Pour améliorer sa connaissance, l’ONES demande donc à la direction générale de la cohésion sociale (DGCS) que soit intégré « de manière obligatoire » dans le processus des évaluations internes et externes des établissements « un relevé exhaustif de la qualification réelle du personnel ainsi que des décalages constatés avec ce qui est prévu dans le projet d’établissement ». Sur le fond, cet indicateur de qualification aurait un intérêt évident. Comme le souligne l’ONES, il permettrait d’identifier les disparités entre les territoires et entre les établissements d’un même type, d’éclairer le choix d’orientation des usagers et des familles, de renseigner les acteurs institutionnels (agences régionales de santé, conseils généraux, communes…) sur le niveau de qualification d’un service dans le cadre, par exemple, d’un appel à projet ou encore de faciliter la recherche sur les évolutions du secteur et des qualifications. L’Unaforis (Union nationale des associations de formation et de recherche en intervention sociale) approuve d’ailleurs la démarche de l’ONES, tout en insistant sur le fait que l’évaluation devrait aussi porter sur l’engagement des employeurs de qualifier le personnel en place en rappelant les possibilités offertes par la validation des acquis de l’expérience et la formation continue. « Si le nombre de travailleurs sociaux formés par les centres de formation a progressé de façon sensible ces dernières années, il y a toujours un volet de personnes non qualifiées dans les services et établissements. Il est possible de faire mieux, dès lors que les moyens suivent », souligne Pierre Gauthier, président de l’Unaforis.

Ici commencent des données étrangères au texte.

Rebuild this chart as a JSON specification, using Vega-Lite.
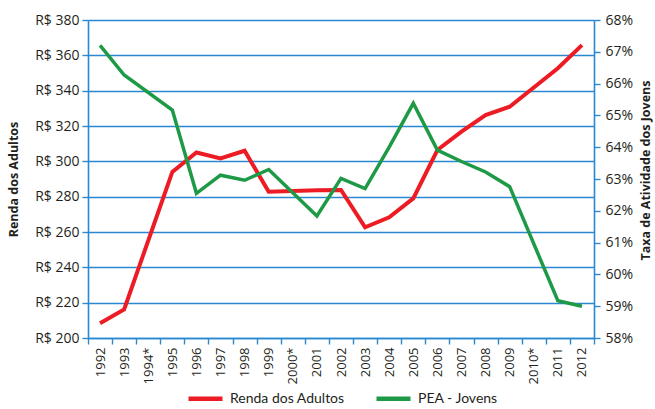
{
  "$schema": "https://vega.github.io/schema/vega-lite/v6.json",
  "width": 506,
  "height": 318,
  "autosize": "none",
  "padding": {"left": 88, "top": 20, "right": 61, "bottom": 71},
  "background": "white",
  "config": {
    "font": "Open Sans",
    "view": {"stroke": null},
    "axis": {
      "labelColor": "#231f20",
      "titleColor": "#231f20",
      "domainColor": "#2a88d0",
      "tickColor": "#2a88d0",
      "gridColor": "#2a88d0",
      "domainWidth": 1.6,
      "tickWidth": 1.4,
      "gridWidth": 1.4,
      "gridOpacity": 1,
      "tickSize": 6
    }
  },
  "datasets": {
    "renda": [
      {"year": "1992", "value": 208.3},
      {"year": "1993", "value": 216.2},
      {"year": "1995", "value": 294.0},
      {"year": "1996", "value": 305.0},
      {"year": "1997", "value": 301.7},
      {"year": "1998", "value": 306.0},
      {"year": "1999", "value": 282.8},
      {"year": "2001", "value": 283.7},
      {"year": "2002", "value": 283.8},
      {"year": "2003", "value": 262.7},
      {"year": "2004", "value": 268.3},
      {"year": "2005", "value": 279.0},
      {"year": "2006", "value": 306.4},
      {"year": "2007", "value": 316.8},
      {"year": "2008", "value": 326.2},
      {"year": "2009", "value": 330.9},
      {"year": "2011", "value": 352.7},
      {"year": "2012", "value": 365.8}
    ],
    "pea": [
      {"year": "1992", "value": 67.2},
      {"year": "1993", "value": 66.27},
      {"year": "1995", "value": 65.17},
      {"year": "1996", "value": 62.55},
      {"year": "1997", "value": 63.12},
      {"year": "1998", "value": 62.96},
      {"year": "1999", "value": 63.3},
      {"year": "2001", "value": 61.84},
      {"year": "2002", "value": 63.02},
      {"year": "2003", "value": 62.7},
      {"year": "2004", "value": 64.0},
      {"year": "2005", "value": 65.38},
      {"year": "2006", "value": 63.91},
      {"year": "2007", "value": 63.55},
      {"year": "2008", "value": 63.22},
      {"year": "2009", "value": 62.76},
      {"year": "2011", "value": 59.17},
      {"year": "2012", "value": 59.0}
    ]
  },
  "encoding": {
    "x": {
      "field": "year",
      "type": "ordinal",
      "scale": {
        "type": "band",
        "domain": ["1992","1993","1994*","1995","1996","1997","1998","1999","2000*","2001","2002","2003","2004","2005","2006","2007","2008","2009","2010*","2011","2012"],
        "paddingInner": 0,
        "paddingOuter": 0
      },
      "axis": {
        "title": null,
        "labelAngle": -90,
        "labelFontSize": 13,
        "labelPadding": 3,
        "tickBand": "extent",
        "grid": false
      }
    }
  },
  "layer": [
    {
      "data": {"name": "renda"},
      "mark": {"type": "line", "strokeWidth": 4, "strokeJoin": "miter"},
      "encoding": {
        "y": {
          "field": "value",
          "type": "quantitative",
          "scale": {"domain": [200, 380], "zero": false, "nice": false},
          "axis": {
            "orient": "left",
            "values": [200, 220, 240, 260, 280, 300, 320, 340, 360, 380],
            "labelExpr": "'R$ ' + datum.value",
            "labelFontSize": 14,
            "labelPadding": 3,
            "grid": true,
            "title": "Renda dos Adultos",
            "titleFontSize": 12.5,
            "titleFontWeight": "bold",
            "titleX": -68,
            "titleY": 159
          }
        },
        "color": {
          "datum": "Renda dos Adultos",
          "type": "nominal",
          "scale": {"domain": ["Renda dos Adultos", "PEA - Jovens"], "range": ["#ed1c24", "#1e9a47"]},
          "legend": {
            "title": null,
            "orient": "none",
            "legendX": 98,
            "legendY": 359,
            "direction": "horizontal",
            "symbolType": "stroke",
            "symbolStrokeWidth": 4.5,
            "symbolSize": 1156,
            "labelFont": "Lato",
            "labelFontSize": 14,
            "labelColor": "#231f20",
            "labelOffset": 5,
            "columnPadding": 22
          }
        }
      }
    },
    {
      "data": {"name": "pea"},
      "mark": {"type": "line", "strokeWidth": 3.5, "strokeJoin": "miter"},
      "encoding": {
        "y": {
          "field": "value",
          "type": "quantitative",
          "scale": {"domain": [58, 68], "zero": false, "nice": false},
          "axis": {
            "orient": "right",
            "values": [58, 59, 60, 61, 62, 63, 64, 65, 66, 67, 68],
            "labelExpr": "datum.value + '%'",
            "labelFontSize": 14,
            "labelPadding": 5,
            "grid": false,
            "title": "Taxa de Atividade dos Jovens",
            "titleFontSize": 12.5,
            "titleFontWeight": "bold",
            "titleAngle": -90,
            "titleX": 58,
            "titleY": 150
          }
        },
        "color": {"datum": "PEA - Jovens", "type": "nominal"}
      }
    }
  ],
  "resolve": {"scale": {"y": "independent"}}
}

« La question posée par l’ONES est une très bonne question au regard des réalités dans le champ de la protection de l’enfance, de l’hébergement pour adultes handicapés ou pour personnes en difficulté sociale et de l’aide à domicile », estime également Daniel Gacoin, directeur du cabinet Proéthique conseil. Néanmoins, il n’est pas sûr, selon lui, que la démarche d’évaluation soit le support le plus adéquat. « L’objet de l’évaluation est d’abord l’appréciation de l’activité et de la qualité des prestations délivrées à partir d’une étude des effets et des impacts des actions au regard des objectifs eux-mêmes examinés dans leur pertinence au regard des besoins. » Et si un indicateur renseignant la qualification peut en soi être intéressant, il reste néanmoins de second rang par rapport à l’objet principal déjà complexe à mettre en œuvre et sur lequel l’ANESM (Agence nationale de l’évaluation et de la qualité des établissements et services sociaux et médico-sociaux) a, selon lui, encore des progrès à faire tant au plan de la définition que de la méthodologie. Par ailleurs, recommander à un établissement, au terme, par exemple, d’une évaluation externe, d’augmenter le taux de qualification des personnels risque d’être un vœu pieux.
La mesure de la performance offre-t-elle un cadre plus adapté ? L’ANAP (Agence nationale d’appui à la performance des établissements de santé et médico-sociaux) indique, en effet, que « la qualification des professionnels fait partie des données qui sont recueillies » dans le cadre du tableau de bord de pilotage des établissements pour personnes âgées ou handicapées actuellement testé et qui est conçu comme un outil de dialogue avec les agences régionales de santé et les conseils généraux (3). L’objectif étant de dégager des indicateurs qui pourront être retenus par la direction générale de la cohésion sociale comme des références pour le secteur social et médico-social.
(2) Unifaf, dans sa dernière enquête sur la filière éducative de la branche associative sanitaire, sociale et médico-sociale, préfère d’ailleurs parler de « déprofessionnalisation » plutôt que de « déqualification », du fait notamment de la présence, à côté des diplômés du travail social, de diplômés de l’université ayant un niveau équivalent – Voir ASH n° 2699 du 4-03-11, p. 32.